The drama is slated to begin Broadway previews on Feb. 10, 2014, at the Neil Simon Theatre. The official opening is set for March 6. It will be the first work commissioned by the Oregon Shakespeare Festival (OSF) to reach the Great White Way.

The New York cast for “All the Way” will be headed by Bryan Cranston, the Emmy Award-winning star of the TV series “Breaking Bad.” Cranston also played LBJ in the recent, well-received second production of “All the Way” at American Repertory Theatre (ART) in Cambridge, Mass.

OSF artistic director Bill Rauch will stage the Broadway version of “All the Way,” which premiered under his direction in Ashland in 2012. (Rauch also directed the ART run.) The recipient of the first Edward M. Kennedy Prize for Drama, and the prestigious Steinberg/ATCA New Play Award, the play covers the eventful first year of LBJ’s presidency as he passed landmark civil-rights and anti-poverty legislation after succeeding the slain JFK.

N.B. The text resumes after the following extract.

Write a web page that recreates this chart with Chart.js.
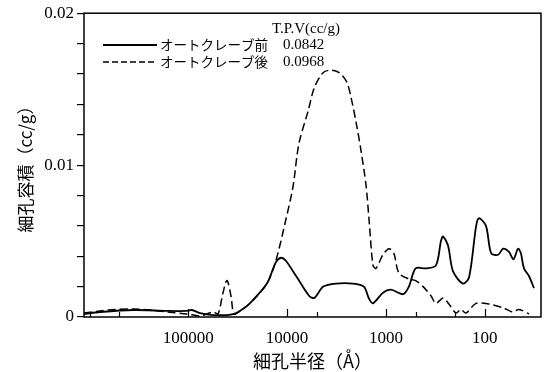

The second play in the series, “The Great Society,” was co-commissioned from Schenkkan by OSF and Seattle Repertory Theatre. It explores LBJ’s final term, and the nation’s increasing involvement in and controversy over the Vietnam War. “The Great Society” will have its world premiere at OSF in July 2014.

“The journey that we started in Ashland last year with our superb OSF company members and the best audiences in the world is now arriving on Broadway,” Schenkkan said in a news release. “I am so pleased and proud to be part of this historic moment for the Oregon Shakespeare Festival.”